Input for this task –
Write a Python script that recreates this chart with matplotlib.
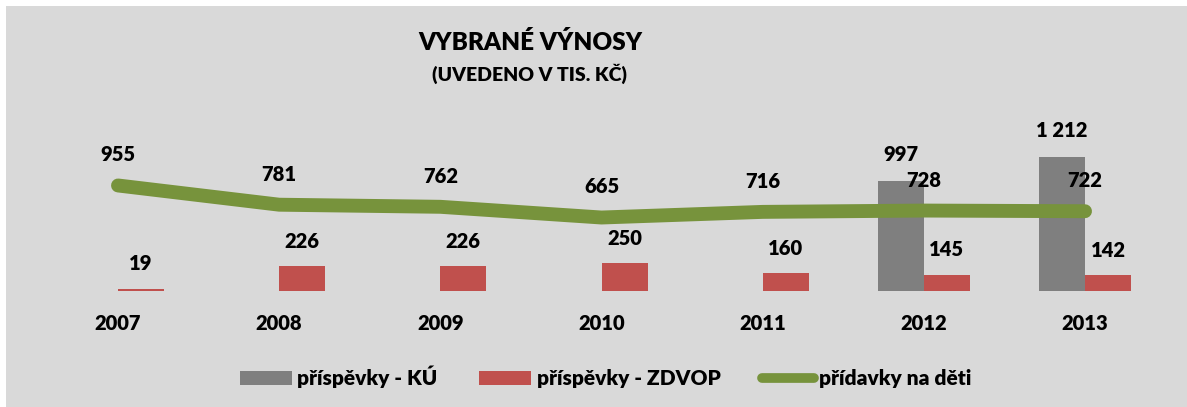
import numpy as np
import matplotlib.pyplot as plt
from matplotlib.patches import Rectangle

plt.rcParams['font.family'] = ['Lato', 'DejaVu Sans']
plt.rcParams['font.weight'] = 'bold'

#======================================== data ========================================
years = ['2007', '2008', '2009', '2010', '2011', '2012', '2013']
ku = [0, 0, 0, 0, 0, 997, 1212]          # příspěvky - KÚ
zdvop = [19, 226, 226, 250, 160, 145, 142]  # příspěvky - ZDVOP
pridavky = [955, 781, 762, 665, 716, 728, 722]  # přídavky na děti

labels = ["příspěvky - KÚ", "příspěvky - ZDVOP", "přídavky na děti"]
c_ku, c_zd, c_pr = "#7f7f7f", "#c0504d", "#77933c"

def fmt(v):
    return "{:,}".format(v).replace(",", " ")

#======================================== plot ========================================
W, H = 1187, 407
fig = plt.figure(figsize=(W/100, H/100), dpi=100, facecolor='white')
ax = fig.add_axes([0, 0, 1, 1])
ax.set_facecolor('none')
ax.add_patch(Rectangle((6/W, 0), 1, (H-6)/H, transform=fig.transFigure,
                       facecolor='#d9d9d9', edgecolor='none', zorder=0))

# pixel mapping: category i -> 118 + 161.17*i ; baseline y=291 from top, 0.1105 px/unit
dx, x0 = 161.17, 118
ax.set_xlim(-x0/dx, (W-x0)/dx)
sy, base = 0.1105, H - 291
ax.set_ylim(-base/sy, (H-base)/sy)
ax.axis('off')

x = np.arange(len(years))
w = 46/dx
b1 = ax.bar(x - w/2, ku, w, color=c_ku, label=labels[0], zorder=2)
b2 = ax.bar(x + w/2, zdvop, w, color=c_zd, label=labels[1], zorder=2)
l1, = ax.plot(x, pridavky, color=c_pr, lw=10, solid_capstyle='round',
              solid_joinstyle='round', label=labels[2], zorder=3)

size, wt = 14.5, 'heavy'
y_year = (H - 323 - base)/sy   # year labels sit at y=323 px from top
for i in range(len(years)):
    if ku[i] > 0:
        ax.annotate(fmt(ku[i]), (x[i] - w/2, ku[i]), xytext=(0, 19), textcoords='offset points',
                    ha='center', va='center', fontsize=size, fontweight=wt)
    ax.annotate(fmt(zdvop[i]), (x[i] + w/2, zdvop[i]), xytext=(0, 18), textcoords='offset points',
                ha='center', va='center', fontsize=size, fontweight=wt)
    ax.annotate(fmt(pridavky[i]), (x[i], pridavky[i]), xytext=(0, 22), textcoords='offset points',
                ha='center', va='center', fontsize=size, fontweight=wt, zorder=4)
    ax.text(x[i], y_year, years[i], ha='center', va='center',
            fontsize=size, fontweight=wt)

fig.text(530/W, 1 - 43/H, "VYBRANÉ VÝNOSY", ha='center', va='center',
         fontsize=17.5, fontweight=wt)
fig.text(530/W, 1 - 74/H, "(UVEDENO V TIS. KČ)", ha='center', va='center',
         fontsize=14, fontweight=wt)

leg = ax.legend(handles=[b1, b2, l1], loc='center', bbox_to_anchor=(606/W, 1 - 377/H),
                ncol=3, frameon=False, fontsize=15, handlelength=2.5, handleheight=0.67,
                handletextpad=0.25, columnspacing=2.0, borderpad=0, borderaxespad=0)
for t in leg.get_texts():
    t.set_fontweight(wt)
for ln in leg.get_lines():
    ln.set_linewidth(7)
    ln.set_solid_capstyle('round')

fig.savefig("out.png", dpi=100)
* * *
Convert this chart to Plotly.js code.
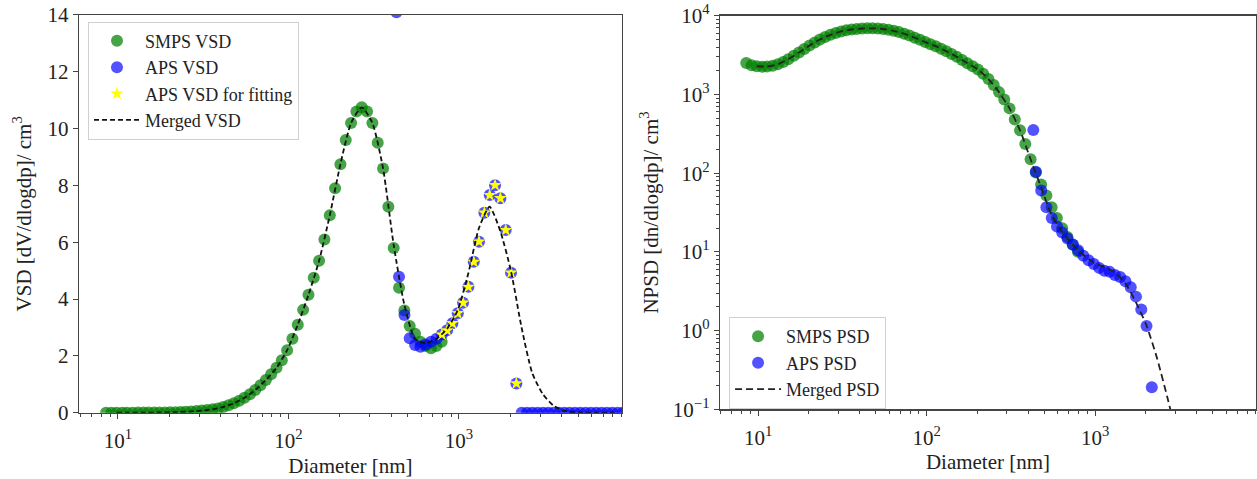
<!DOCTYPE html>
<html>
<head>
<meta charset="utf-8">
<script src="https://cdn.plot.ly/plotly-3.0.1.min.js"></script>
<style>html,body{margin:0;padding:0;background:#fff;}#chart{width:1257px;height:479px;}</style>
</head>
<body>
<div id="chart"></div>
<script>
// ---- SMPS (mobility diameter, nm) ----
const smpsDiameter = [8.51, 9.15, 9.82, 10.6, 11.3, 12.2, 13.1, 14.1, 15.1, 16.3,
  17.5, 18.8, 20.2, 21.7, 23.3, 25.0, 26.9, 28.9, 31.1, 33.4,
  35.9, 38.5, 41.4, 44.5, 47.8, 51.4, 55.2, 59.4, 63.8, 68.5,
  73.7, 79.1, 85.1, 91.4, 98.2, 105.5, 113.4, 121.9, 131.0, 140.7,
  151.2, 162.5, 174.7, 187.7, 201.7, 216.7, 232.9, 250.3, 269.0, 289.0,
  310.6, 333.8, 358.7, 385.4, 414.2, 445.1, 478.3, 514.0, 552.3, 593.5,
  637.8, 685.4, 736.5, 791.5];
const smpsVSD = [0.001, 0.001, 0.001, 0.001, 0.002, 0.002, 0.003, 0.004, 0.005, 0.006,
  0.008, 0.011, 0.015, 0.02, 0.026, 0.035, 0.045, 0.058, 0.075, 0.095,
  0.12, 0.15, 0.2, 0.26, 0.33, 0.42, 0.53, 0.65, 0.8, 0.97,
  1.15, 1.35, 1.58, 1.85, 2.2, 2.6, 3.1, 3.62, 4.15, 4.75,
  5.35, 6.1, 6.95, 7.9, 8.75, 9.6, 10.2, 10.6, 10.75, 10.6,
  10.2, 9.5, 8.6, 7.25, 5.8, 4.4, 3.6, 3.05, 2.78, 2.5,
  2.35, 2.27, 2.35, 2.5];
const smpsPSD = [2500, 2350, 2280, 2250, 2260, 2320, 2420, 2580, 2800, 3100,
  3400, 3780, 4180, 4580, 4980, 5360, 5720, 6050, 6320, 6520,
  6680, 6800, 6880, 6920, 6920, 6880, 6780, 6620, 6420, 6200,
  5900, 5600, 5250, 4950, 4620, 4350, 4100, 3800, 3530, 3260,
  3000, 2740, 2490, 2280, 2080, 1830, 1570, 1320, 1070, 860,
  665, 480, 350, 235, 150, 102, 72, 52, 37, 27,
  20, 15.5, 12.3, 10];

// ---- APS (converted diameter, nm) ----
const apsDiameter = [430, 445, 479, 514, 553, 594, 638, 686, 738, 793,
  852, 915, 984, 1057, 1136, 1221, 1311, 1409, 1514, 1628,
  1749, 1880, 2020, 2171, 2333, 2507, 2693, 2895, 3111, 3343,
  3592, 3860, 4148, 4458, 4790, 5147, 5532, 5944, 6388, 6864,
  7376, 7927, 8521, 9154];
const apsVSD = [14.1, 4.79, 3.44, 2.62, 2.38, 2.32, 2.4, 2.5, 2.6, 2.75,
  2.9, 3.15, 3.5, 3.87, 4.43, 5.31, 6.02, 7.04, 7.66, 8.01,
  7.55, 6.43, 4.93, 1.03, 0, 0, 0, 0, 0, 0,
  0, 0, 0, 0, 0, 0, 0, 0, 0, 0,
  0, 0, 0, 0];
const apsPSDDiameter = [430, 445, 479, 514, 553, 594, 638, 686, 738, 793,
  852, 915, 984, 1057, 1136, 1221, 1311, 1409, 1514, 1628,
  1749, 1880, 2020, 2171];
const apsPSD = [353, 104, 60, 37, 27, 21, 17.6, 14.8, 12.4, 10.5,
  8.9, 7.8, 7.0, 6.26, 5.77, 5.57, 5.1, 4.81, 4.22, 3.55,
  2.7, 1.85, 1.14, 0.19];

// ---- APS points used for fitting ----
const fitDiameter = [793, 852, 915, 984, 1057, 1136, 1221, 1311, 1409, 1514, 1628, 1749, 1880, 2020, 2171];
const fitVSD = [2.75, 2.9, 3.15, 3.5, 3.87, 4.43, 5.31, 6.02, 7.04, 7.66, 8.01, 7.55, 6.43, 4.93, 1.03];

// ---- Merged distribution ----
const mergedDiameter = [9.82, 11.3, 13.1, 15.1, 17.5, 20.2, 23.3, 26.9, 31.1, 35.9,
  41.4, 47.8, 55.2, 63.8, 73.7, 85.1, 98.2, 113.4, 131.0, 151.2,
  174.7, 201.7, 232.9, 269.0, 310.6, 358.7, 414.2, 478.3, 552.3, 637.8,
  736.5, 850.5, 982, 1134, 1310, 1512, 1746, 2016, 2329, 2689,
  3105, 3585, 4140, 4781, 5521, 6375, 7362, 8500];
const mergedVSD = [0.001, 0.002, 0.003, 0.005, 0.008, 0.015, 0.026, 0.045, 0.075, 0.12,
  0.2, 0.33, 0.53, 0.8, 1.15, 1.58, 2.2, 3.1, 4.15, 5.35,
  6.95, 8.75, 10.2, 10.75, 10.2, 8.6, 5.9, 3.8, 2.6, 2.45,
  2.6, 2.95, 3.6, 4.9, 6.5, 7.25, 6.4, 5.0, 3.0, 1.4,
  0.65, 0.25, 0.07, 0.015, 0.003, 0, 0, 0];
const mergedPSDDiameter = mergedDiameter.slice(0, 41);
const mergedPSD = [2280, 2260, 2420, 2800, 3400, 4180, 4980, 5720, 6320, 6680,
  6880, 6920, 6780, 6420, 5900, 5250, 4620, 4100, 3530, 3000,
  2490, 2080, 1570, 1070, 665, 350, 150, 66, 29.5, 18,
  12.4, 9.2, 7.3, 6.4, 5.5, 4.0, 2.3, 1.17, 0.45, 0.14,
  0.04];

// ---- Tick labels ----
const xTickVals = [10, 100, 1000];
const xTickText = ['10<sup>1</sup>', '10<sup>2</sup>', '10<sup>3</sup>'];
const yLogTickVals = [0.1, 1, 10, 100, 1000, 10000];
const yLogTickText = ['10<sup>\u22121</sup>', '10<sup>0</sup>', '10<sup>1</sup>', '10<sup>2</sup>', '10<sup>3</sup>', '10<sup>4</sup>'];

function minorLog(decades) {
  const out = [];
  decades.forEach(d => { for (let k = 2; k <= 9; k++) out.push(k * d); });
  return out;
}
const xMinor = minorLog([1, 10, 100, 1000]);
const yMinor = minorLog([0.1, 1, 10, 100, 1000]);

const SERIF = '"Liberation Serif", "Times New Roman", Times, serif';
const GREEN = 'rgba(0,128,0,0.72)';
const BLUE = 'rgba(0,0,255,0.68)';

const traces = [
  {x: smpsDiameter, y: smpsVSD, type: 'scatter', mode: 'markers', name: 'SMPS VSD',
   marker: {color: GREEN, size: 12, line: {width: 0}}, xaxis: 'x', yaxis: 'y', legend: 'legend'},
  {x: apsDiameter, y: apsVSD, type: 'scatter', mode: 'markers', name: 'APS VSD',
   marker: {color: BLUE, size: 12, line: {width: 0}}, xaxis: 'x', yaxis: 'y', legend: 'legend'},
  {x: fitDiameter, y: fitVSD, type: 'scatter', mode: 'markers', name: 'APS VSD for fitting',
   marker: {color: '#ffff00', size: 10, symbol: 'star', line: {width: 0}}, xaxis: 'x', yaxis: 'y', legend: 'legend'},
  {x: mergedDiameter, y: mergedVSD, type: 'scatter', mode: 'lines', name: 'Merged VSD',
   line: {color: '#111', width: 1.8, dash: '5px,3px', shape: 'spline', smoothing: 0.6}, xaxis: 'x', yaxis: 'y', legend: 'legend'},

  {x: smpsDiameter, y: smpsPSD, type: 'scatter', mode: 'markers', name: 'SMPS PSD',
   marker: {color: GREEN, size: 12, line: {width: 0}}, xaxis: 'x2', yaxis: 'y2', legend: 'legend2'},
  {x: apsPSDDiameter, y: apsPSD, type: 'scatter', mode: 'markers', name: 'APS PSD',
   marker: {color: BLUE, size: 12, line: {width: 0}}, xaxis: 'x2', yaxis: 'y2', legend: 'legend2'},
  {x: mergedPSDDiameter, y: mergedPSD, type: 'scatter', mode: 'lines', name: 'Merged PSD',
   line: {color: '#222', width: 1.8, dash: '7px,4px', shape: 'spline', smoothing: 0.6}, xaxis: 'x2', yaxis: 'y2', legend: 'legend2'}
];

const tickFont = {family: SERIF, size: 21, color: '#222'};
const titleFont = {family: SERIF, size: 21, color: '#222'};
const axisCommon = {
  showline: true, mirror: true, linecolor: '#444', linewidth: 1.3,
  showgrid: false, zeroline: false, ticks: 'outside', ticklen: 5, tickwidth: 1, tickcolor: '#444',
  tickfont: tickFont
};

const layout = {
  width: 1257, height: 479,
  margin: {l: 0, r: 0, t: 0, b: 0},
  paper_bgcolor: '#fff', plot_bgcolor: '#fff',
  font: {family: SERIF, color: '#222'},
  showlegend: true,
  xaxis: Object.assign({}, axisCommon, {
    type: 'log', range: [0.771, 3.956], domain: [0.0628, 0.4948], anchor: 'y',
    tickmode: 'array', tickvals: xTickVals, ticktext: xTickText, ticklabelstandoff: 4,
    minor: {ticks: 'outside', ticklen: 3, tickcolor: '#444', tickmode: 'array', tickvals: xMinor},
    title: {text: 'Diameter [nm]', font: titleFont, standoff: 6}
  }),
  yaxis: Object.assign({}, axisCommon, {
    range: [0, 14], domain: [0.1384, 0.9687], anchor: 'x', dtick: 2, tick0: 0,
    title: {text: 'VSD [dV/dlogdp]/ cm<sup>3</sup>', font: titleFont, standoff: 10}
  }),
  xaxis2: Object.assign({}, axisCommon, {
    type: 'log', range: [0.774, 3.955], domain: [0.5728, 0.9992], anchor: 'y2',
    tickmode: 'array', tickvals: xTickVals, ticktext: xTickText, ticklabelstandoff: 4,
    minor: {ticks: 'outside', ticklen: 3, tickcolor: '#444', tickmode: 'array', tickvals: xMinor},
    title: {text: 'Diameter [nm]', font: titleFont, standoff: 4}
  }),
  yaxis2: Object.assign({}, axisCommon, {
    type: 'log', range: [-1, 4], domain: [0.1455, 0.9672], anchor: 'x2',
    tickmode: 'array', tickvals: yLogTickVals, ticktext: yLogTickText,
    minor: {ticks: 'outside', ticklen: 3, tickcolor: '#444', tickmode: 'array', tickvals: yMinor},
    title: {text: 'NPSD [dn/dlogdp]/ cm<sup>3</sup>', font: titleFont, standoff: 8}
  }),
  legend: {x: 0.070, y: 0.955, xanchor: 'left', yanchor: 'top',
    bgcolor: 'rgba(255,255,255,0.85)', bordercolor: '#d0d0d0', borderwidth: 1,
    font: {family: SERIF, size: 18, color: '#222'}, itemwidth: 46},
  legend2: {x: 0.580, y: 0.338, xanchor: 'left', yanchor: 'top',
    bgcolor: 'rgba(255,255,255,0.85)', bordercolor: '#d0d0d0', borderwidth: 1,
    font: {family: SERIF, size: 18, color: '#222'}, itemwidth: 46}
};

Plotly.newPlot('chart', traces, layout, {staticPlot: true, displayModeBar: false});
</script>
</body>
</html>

What to produce –
Working from the entries above, reproduce exactly and only the lines beginning with the line that has "Write a Python" and ending with the line that has "plt.rcParams['font.weight'] = 'bold'"; omit all pictures.

Answer –
Write a Python script that recreates this chart with matplotlib.
import numpy as np
import matplotlib.pyplot as plt
from matplotlib.patches import Rectangle

plt.rcParams['font.family'] = ['Lato', 'DejaVu Sans']
plt.rcParams['font.weight'] = 'bold'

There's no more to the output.